C. Você se lembra de um artigo muito bom de pediatria e resolve prescrever um antidiarreico: Racecadotrila.
Muito bem!
A Racecadotrila inibe as encefalinases impedindo a degradação das encefalinas, estas diminuem a secreção de água e de eletrólitos intestinal. Dessa forma, ela não atua diminuindo a motilidade intestinal como acontece com a Loperamida. A diminuição da peristalse, embora diminua a quantidade de evacuações, não modifica a perda hidroeletrolítica e nem a atividade secretória, além disso, pode agravar quadros com grande toxemia, consequentemente é menos indicado que a Racecadotrila.
Antibiótico nesse caso NÃO está indicado, como já foi discutido!
O uso de anti-eméticos é desnecessário nesse caso, visto que os vômitos tendem a cessar assim que ocorrer a hidratação.
D. Você lembra das ações do Imosec (Loperamida) na diarreia e resolve receitar para o garoto.
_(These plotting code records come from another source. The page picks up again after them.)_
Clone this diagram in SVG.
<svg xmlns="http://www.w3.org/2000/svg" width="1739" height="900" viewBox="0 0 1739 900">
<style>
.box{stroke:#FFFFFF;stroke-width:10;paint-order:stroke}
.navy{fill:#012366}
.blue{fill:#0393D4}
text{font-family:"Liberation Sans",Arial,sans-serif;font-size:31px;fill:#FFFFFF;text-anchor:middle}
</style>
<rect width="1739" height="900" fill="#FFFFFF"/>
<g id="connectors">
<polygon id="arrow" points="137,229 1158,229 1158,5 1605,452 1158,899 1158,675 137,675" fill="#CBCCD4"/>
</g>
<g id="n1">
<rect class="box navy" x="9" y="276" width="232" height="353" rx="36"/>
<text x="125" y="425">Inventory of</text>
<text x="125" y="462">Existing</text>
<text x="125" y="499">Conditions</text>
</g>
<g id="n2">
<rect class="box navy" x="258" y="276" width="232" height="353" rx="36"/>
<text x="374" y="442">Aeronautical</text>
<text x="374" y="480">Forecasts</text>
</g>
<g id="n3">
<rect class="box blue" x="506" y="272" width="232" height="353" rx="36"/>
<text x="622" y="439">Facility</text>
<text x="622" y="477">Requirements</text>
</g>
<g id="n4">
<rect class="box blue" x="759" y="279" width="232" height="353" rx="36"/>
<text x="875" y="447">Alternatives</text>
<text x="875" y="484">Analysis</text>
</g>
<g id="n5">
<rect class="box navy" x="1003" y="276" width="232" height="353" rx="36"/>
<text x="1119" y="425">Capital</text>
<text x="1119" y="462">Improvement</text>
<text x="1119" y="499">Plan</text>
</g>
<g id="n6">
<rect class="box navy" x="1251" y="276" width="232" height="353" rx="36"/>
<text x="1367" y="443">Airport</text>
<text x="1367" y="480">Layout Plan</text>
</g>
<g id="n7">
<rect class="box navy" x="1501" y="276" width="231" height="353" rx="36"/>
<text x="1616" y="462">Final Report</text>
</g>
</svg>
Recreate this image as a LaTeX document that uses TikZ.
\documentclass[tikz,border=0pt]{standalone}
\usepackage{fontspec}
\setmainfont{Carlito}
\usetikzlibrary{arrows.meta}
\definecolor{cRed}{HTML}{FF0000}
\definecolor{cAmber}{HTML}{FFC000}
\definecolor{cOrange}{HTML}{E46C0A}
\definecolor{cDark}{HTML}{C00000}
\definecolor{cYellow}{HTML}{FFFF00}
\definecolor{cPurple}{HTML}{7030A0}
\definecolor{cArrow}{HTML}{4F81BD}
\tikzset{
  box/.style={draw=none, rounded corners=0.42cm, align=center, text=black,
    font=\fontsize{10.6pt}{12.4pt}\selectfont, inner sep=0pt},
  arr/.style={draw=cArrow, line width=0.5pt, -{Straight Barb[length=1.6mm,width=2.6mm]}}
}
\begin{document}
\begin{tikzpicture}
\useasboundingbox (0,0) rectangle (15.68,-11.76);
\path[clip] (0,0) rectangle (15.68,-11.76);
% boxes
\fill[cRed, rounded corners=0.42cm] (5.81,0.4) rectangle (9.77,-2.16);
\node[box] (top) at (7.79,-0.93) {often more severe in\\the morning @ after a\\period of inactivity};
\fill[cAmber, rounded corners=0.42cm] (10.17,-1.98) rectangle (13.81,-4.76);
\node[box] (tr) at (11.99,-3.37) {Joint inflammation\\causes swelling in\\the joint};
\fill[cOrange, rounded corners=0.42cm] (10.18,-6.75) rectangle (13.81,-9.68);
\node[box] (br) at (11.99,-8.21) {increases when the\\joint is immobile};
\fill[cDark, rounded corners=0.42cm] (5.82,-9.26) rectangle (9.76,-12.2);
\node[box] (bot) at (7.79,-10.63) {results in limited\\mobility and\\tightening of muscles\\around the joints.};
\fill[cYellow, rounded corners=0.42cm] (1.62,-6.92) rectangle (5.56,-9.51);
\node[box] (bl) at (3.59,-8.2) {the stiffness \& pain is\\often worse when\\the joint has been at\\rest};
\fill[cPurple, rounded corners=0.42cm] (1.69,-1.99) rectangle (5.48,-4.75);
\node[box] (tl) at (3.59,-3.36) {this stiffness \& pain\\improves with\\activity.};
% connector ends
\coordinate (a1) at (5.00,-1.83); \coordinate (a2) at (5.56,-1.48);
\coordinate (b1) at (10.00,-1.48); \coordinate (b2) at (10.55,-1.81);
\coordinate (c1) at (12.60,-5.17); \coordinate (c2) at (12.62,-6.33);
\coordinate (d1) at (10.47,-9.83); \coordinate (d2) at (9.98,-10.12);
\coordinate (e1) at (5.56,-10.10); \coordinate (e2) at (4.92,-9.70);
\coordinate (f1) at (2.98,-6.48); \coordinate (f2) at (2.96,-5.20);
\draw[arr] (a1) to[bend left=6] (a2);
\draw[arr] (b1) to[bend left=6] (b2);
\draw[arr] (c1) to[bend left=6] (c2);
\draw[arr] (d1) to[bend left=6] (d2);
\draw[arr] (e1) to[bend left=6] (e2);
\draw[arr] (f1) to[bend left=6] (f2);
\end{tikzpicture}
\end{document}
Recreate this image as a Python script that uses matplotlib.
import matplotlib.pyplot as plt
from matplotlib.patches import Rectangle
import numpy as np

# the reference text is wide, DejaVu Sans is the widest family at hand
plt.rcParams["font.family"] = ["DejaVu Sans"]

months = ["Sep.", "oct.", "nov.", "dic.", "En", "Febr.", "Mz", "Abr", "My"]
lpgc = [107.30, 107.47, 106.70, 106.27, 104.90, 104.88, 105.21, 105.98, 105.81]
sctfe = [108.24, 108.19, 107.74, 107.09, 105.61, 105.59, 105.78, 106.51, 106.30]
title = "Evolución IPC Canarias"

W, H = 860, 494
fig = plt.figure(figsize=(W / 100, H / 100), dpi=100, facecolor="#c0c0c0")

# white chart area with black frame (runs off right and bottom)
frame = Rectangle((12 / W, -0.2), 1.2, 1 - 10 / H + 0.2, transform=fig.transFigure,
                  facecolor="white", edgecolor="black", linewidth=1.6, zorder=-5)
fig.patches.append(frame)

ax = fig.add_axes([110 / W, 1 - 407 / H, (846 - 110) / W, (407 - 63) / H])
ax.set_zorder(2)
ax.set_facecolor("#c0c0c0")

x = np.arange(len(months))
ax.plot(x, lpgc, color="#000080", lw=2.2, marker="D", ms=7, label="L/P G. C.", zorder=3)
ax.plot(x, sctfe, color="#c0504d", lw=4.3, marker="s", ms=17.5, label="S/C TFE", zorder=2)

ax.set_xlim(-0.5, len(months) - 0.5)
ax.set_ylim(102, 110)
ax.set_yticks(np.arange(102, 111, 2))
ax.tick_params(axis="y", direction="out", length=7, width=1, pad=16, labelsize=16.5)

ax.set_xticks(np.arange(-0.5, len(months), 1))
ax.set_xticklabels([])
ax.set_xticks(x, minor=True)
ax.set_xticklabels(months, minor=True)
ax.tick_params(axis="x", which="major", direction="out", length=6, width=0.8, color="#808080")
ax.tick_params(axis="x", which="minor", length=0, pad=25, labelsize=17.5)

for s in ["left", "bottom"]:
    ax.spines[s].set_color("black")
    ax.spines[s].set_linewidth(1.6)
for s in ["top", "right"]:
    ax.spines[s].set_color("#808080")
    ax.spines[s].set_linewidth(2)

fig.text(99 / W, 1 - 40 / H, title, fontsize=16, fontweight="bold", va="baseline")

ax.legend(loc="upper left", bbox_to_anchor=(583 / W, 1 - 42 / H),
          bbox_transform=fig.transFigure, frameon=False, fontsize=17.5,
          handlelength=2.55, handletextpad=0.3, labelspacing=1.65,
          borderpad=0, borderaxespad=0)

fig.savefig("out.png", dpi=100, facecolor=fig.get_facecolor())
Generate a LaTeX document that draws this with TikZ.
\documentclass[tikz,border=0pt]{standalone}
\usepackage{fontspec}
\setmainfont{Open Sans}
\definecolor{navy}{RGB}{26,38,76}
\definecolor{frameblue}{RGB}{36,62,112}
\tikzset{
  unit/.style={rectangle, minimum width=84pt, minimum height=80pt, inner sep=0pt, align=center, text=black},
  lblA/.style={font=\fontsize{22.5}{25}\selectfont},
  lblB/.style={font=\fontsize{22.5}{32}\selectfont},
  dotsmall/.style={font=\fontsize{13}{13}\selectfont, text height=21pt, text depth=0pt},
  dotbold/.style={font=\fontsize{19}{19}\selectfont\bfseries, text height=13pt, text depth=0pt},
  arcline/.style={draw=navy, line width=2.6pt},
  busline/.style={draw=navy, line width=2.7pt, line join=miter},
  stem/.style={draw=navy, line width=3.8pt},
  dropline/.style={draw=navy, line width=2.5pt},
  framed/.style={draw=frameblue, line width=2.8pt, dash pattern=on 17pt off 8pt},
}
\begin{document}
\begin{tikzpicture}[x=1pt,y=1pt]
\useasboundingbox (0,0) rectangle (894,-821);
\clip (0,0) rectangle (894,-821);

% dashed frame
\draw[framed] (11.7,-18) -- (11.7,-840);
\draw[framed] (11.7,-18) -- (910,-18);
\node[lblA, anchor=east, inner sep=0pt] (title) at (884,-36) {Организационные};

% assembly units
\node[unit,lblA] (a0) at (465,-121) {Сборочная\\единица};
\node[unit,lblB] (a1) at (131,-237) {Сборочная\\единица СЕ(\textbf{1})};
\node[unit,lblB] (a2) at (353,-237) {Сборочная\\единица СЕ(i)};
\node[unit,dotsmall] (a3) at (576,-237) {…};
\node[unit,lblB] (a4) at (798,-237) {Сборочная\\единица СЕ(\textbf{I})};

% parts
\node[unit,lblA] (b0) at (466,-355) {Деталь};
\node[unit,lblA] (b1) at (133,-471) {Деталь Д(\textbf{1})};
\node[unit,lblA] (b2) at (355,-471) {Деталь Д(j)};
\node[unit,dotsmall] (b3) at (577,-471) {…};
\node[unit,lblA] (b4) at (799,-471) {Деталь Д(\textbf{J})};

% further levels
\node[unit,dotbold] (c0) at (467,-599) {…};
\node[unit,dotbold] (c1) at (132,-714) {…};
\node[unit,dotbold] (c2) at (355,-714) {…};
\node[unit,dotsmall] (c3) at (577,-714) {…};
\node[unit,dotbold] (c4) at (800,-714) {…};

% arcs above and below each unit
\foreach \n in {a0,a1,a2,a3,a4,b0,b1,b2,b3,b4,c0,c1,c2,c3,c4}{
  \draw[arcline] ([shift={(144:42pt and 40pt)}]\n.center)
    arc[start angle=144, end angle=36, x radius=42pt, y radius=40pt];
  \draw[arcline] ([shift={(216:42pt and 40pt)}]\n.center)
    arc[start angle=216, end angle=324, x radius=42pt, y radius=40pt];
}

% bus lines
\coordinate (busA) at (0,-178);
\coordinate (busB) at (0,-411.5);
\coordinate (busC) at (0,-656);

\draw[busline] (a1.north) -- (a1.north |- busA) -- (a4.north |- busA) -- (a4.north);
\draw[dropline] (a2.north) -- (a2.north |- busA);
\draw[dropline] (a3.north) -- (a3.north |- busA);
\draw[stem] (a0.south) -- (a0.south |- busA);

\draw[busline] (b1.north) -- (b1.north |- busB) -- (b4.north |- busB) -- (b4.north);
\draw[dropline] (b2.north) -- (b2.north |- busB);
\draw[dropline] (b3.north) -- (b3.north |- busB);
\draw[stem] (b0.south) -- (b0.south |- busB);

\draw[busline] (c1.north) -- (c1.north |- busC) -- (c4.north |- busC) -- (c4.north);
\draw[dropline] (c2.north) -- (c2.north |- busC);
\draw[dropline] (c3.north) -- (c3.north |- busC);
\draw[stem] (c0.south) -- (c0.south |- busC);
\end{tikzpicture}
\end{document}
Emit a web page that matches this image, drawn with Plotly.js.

Essa resposta está equivocada.
A Loperamida atua diminuindo a motilidade intestinal. A diminuição da peristalse, embora diminua a quantidade de evacuações, não modifica a perda hidroeletrolítica e nem a atividade secretória, além disso, pode agravar quadros com grande toxemia
10) O menino então diz para a mãe que está com sede e diz que quer tomar refrigerante. Você então lembra de fazer algumas orientações a eles. Qual das orientações abaixo está equivocada?
A. Durante esse período de diarreia deve-se evitar refrigerante e alimentos muito adoçados.
Essa orientação deve ser dada.
Alimentos muito açucarados podem gerar diarreia osmótica, piorando o quadro do paciente.
B. Deve-se preferir comidas saudáveis constipantes: maça, banana, goiaba...
Essa orientação deve ser dada.
Frutas constipantes podem ser oferecidas para crianças e é importante evitar frutas laxativas como mamão, laranja, ameixa...
C. A criança não deve voltar aos seus hábitos alimentares durante esse período, dando preferência para a alimentação com sopas e chás.
Muito bem!
A criança deve retonar aos seus hábitos alimentares o mais rápido possível, visto que isso ajuda a prevenir de desnutrição.
D. A hidratação deve ser estimulada toda vez que houver defecação e vômito pela criança.
Essa orientação deve ser dada.
A hidratação deve ocorrer realmente em todos os episódios de vômitos e diarreicos, idealmente para crianças entre 1 a 10 anos a quantidade ingerida deve ser de 100-200 ml.
E. A mãe deve buscar ajuda médica caso ocorra piora do quadro: febre, pouca urina, choro sem lágrima, muita sede, recusa alimentar, sangue nas fezes, aumento da frequência dos vômitos e das diarreias, prostração.
Essa orientação deve ser dada.
O médico deve alertar a mãe sobre sinais de desidratação ou piora do quadro.
Finalmente acabou! Apesar de ser um tema simples tenho certeza que te fez pensar bastante! Beijos e até a próxima!
REFERÊNCIAS:
DANI R. Gastroenterologia Essencial. Editora Guanabara Koogan. 4ª Edição. Capítulo 3 – Diarreia Aguda e Crônica. P 26-39. 2011.
LOPES AC. Tratado de Clínica Médica. Editora Roca. 2ª Edição. Volume I. Seção 6 – Doenças Gastrointestinais. Capítulo 74 – Intestinos Delgado e Grosso. Doenças Gastrointestinais. Página 959-970. 2009.
SBP. Diarreia aguda: diagnóstico e tratamento. Guia Prático de Atualização: Departamento Científico de Gastroenterologia. Nº 1. 2017.